> _Data excerpt_:
------
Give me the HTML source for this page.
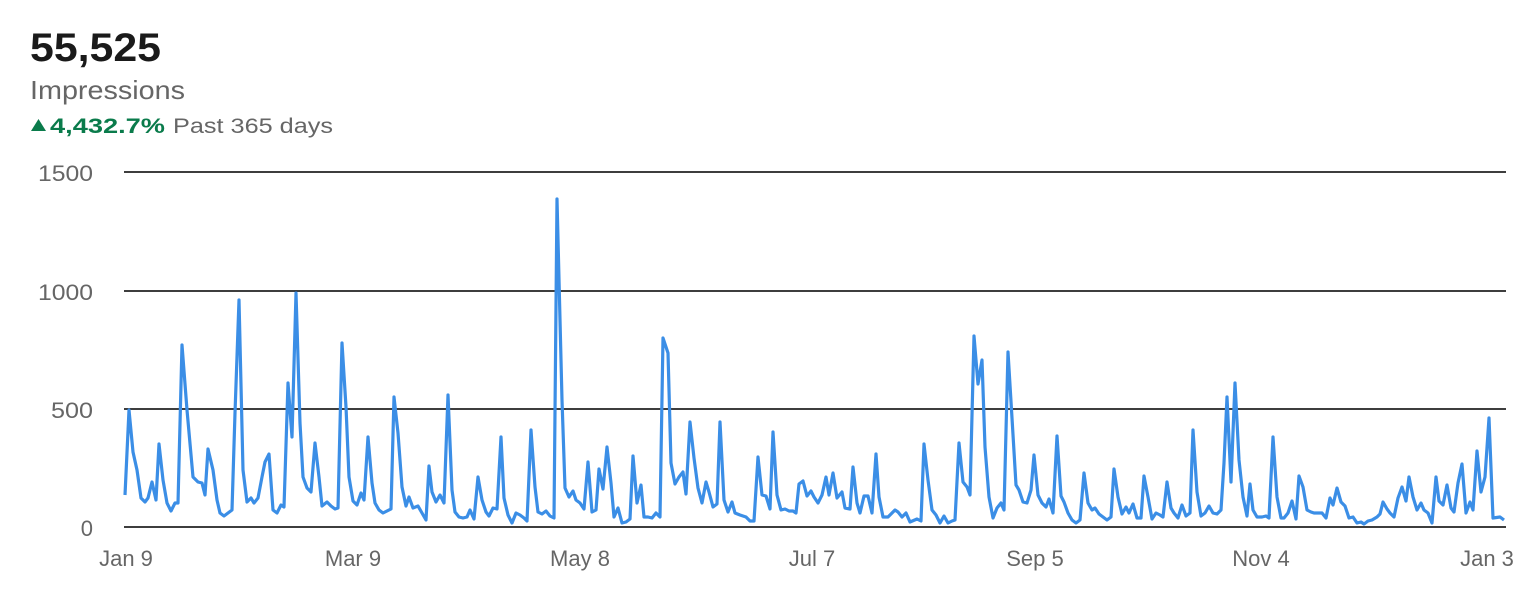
<!DOCTYPE html>
<html><head><meta charset="utf-8"><style>
html,body{margin:0;padding:0;background:#fff;width:1540px;height:598px;overflow:hidden;font-family:"Liberation Sans",Arial,sans-serif}
</style></head><body>
<svg width="1540" height="598" xmlns="http://www.w3.org/2000/svg" style="position:absolute;left:0;top:0">
<text x="30" y="61" font-size="40" font-weight="bold" fill="#1a1a1a" textLength="131" lengthAdjust="spacingAndGlyphs">55,525</text>
<text x="30" y="99" font-size="26" fill="#666" textLength="155" lengthAdjust="spacingAndGlyphs">Impressions</text>
<polygon points="31,131 46,131 38.5,119" fill="#0a7b4b"/>
<text x="50" y="133" font-size="21" font-weight="bold" fill="#0a7b4b" textLength="115" lengthAdjust="spacingAndGlyphs">4,432.7%</text>
<text x="173" y="133" font-size="21" fill="#666" textLength="160" lengthAdjust="spacingAndGlyphs">Past 365 days</text>
<g stroke="#222" stroke-width="1.8">
<line x1="124" y1="172" x2="1506" y2="172"/><line x1="124" y1="291" x2="1506" y2="291"/>
<line x1="124" y1="409" x2="1506" y2="409"/><line x1="124" y1="527" x2="1506" y2="527"/>
</g>
<g font-size="22" fill="#666" text-anchor="end">
<text x="93" y="181" textLength="55" lengthAdjust="spacingAndGlyphs">1500</text><text x="93" y="300" textLength="55" lengthAdjust="spacingAndGlyphs">1000</text><text x="93" y="418" textLength="42" lengthAdjust="spacingAndGlyphs">500</text><text x="93" y="536">0</text>
</g>
<g font-size="22" fill="#666" text-anchor="middle">
<text x="126" y="566">Jan 9</text><text x="353" y="566">Mar 9</text><text x="580" y="566">May 8</text><text x="812" y="566">Jul 7</text><text x="1035" y="566">Sep 5</text><text x="1261" y="566">Nov 4</text><text x="1487" y="566">Jan 3</text>
</g>
<polyline fill="none" stroke="#3b8ee6" stroke-width="3.2" stroke-linejoin="round" points="
125,495 129,410 133,452 137,470 141,498 145,502 148,498 152,482 156,500 159,444 163,480 167,503 171,511 175,503 178,503 182,345 187,410 193,477 198,482 202,483 205,495 208,449 213,470 217,500 220,513 224,516 232,510 235,413 239,300 243,470 247,502 251,498 254,503 258,498 262,477 265,462 269,454 273,510 277,513 281,505 284,507 288,383 292,437 296,293 300,423 303,477 307,488 311,492 315,443 319,477 322,506 327,502 331,506 335,509 338,508 342,343 346,407 349,477 353,501 357,505 361,493 364,500 368,437 372,483 375,503 379,510 383,513 391,509 394,397 398,433 402,487 406,506 409,497 413,508 418,506 422,513 426,520 429,466 432,492 436,502 440,495 444,503 448,395 452,490 455,512 459,517 463,518 467,517
470,510 474,519 478,477 482,500 486,512 489,516 493,508 497,509 501,437 504,498 508,515 512,523 516,513 520,515 524,518 527,521 531,430 535,487 538,512 542,514 546,511 550,516 554,518 557,199 562,400 565,488 569,497 573,491 576,500 580,503 584,509 588,462 592,512 596,510 599,469 603,489 607,447 611,483 614,517 618,508 622,523 626,522 630,519 633,456 637,503 641,485 644,517 648,517 652,518 656,513 660,517 663,338 668,353 671,463 675,484 679,477 683,472 686,494 690,422 694,458 698,488 702,503 706,482 709,492 713,507 717,504 720,422 724,500 728,512 732,502 735,513 740,515 746,517 750,521 754,521 758,457 762,495 766,496 770,509 773,432 777,495 781,510 785,509 789,511 793,511 796,513 799,484 803,481 807,496 811,491 814,497 818,503
822,495 826,477 829,495 833,473 837,498 842,492 845,508 850,509 853,467 857,503 860,513 864,496 868,496 872,513 876,454 879,497 883,517 888,517 895,510 898,512 902,517 906,513 910,522 917,519 921,521 924,444 928,480 932,510 936,515 940,523 944,516 948,523 952,521 955,520 959,443 963,482 967,487 970,495 974,336 978,384 982,360 985,447 989,497 993,518 997,508 1001,503 1004,510 1008,352 1012,418 1016,485 1019,490 1023,502 1027,503 1031,490 1034,455 1038,495 1042,503 1046,507 1049,499 1053,513 1057,436 1061,496 1064,502 1068,513 1072,520 1076,523 1080,520 1084,473 1088,503 1092,510 1095,508 1099,514 1103,517 1107,520 1111,517 1114,469 1118,497 1122,514 1126,507 1129,513 1133,504 1137,518 1141,518 1144,476 1148,497 1152,519 1156,513 1160,515 1163,517 1167,482 1171,508
1174,513 1178,518 1182,505 1186,516 1190,513 1193,430 1197,492 1201,516 1205,513 1209,506 1213,513 1217,514 1221,510 1224,463 1227,397 1231,482 1235,383 1239,460 1243,497 1247,516 1250,484 1253,510 1257,517 1262,517 1266,516 1269,518 1273,437 1277,497 1281,518 1284,518 1288,513 1292,501 1296,519 1299,476 1303,487 1307,510 1311,512 1314,513 1318,513 1322,513 1326,518 1330,498 1333,505 1337,488 1341,502 1345,506 1349,518 1353,517 1357,523 1361,522 1364,524 1368,521 1372,520 1377,517 1380,514 1383,502 1387,509 1390,513 1394,517 1398,498 1402,487 1406,501 1409,477 1413,497 1417,510 1421,503 1424,510 1428,513 1432,523 1436,477 1439,501 1443,505 1447,485 1451,508 1454,512 1458,483 1462,464 1466,513 1470,502 1473,510 1477,451 1481,492 1485,477 1489,418 1493,518 1500,517 1504,520"/>
</svg>
</body></html>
------
> _Written task_: Copy the material above in full and exactly, skipping pictures.

> _Result of the task_:
Give me the HTML source for this page.
<!DOCTYPE html>
<html><head><meta charset="utf-8"><style>
html,body{margin:0;padding:0;background:#fff;width:1540px;height:598px;overflow:hidden;font-family:"Liberation Sans",Arial,sans-serif}
</style></head><body>
<svg width="1540" height="598" xmlns="http://www.w3.org/2000/svg" style="position:absolute;left:0;top:0">
<text x="30" y="61" font-size="40" font-weight="bold" fill="#1a1a1a" textLength="131" lengthAdjust="spacingAndGlyphs">55,525</text>
<text x="30" y="99" font-size="26" fill="#666" textLength="155" lengthAdjust="spacingAndGlyphs">Impressions</text>
<polygon points="31,131 46,131 38.5,119" fill="#0a7b4b"/>
<text x="50" y="133" font-size="21" font-weight="bold" fill="#0a7b4b" textLength="115" lengthAdjust="spacingAndGlyphs">4,432.7%</text>
<text x="173" y="133" font-size="21" fill="#666" textLength="160" lengthAdjust="spacingAndGlyphs">Past 365 days</text>
<g stroke="#222" stroke-width="1.8">
<line x1="124" y1="172" x2="1506" y2="172"/><line x1="124" y1="291" x2="1506" y2="291"/>
<line x1="124" y1="409" x2="1506" y2="409"/><line x1="124" y1="527" x2="1506" y2="527"/>
</g>
<g font-size="22" fill="#666" text-anchor="end">
<text x="93" y="181" textLength="55" lengthAdjust="spacingAndGlyphs">1500</text><text x="93" y="300" textLength="55" lengthAdjust="spacingAndGlyphs">1000</text><text x="93" y="418" textLength="42" lengthAdjust="spacingAndGlyphs">500</text><text x="93" y="536">0</text>
</g>
<g font-size="22" fill="#666" text-anchor="middle">
<text x="126" y="566">Jan 9</text><text x="353" y="566">Mar 9</text><text x="580" y="566">May 8</text><text x="812" y="566">Jul 7</text><text x="1035" y="566">Sep 5</text><text x="1261" y="566">Nov 4</text><text x="1487" y="566">Jan 3</text>
</g>
<polyline fill="none" stroke="#3b8ee6" stroke-width="3.2" stroke-linejoin="round" points="
125,495 129,410 133,452 137,470 141,498 145,502 148,498 152,482 156,500 159,444 163,480 167,503 171,511 175,503 178,503 182,345 187,410 193,477 198,482 202,483 205,495 208,449 213,470 217,500 220,513 224,516 232,510 235,413 239,300 243,470 247,502 251,498 254,503 258,498 262,477 265,462 269,454 273,510 277,513 281,505 284,507 288,383 292,437 296,293 300,423 303,477 307,488 311,492 315,443 319,477 322,506 327,502 331,506 335,509 338,508 342,343 346,407 349,477 353,501 357,505 361,493 364,500 368,437 372,483 375,503 379,510 383,513 391,509 394,397 398,433 402,487 406,506 409,497 413,508 418,506 422,513 426,520 429,466 432,492 436,502 440,495 444,503 448,395 452,490 455,512 459,517 463,518 467,517
470,510 474,519 478,477 482,500 486,512 489,516 493,508 497,509 501,437 504,498 508,515 512,523 516,513 520,515 524,518 527,521 531,430 535,487 538,512 542,514 546,511 550,516 554,518 557,199 562,400 565,488 569,497 573,491 576,500 580,503 584,509 588,462 592,512 596,510 599,469 603,489 607,447 611,483 614,517 618,508 622,523 626,522 630,519 633,456 637,503 641,485 644,517 648,517 652,518 656,513 660,517 663,338 668,353 671,463 675,484 679,477 683,472 686,494 690,422 694,458 698,488 702,503 706,482 709,492 713,507 717,504 720,422 724,500 728,512 732,502 735,513 740,515 746,517 750,521 754,521 758,457 762,495 766,496 770,509 773,432 777,495 781,510 785,509 789,511 793,511 796,513 799,484 803,481 807,496 811,491 814,497 818,503
822,495 826,477 829,495 833,473 837,498 842,492 845,508 850,509 853,467 857,503 860,513 864,496 868,496 872,513 876,454 879,497 883,517 888,517 895,510 898,512 902,517 906,513 910,522 917,519 921,521 924,444 928,480 932,510 936,515 940,523 944,516 948,523 952,521 955,520 959,443 963,482 967,487 970,495 974,336 978,384 982,360 985,447 989,497 993,518 997,508 1001,503 1004,510 1008,352 1012,418 1016,485 1019,490 1023,502 1027,503 1031,490 1034,455 1038,495 1042,503 1046,507 1049,499 1053,513 1057,436 1061,496 1064,502 1068,513 1072,520 1076,523 1080,520 1084,473 1088,503 1092,510 1095,508 1099,514 1103,517 1107,520 1111,517 1114,469 1118,497 1122,514 1126,507 1129,513 1133,504 1137,518 1141,518 1144,476 1148,497 1152,519 1156,513 1160,515 1163,517 1167,482 1171,508
1174,513 1178,518 1182,505 1186,516 1190,513 1193,430 1197,492 1201,516 1205,513 1209,506 1213,513 1217,514 1221,510 1224,463 1227,397 1231,482 1235,383 1239,460 1243,497 1247,516 1250,484 1253,510 1257,517 1262,517 1266,516 1269,518 1273,437 1277,497 1281,518 1284,518 1288,513 1292,501 1296,519 1299,476 1303,487 1307,510 1311,512 1314,513 1318,513 1322,513 1326,518 1330,498 1333,505 1337,488 1341,502 1345,506 1349,518 1353,517 1357,523 1361,522 1364,524 1368,521 1372,520 1377,517 1380,514 1383,502 1387,509 1390,513 1394,517 1398,498 1402,487 1406,501 1409,477 1413,497 1417,510 1421,503 1424,510 1428,513 1432,523 1436,477 1439,501 1443,505 1447,485 1451,508 1454,512 1458,483 1462,464 1466,513 1470,502 1473,510 1477,451 1481,492 1485,477 1489,418 1493,518 1500,517 1504,520"/>
</svg>
</body></html>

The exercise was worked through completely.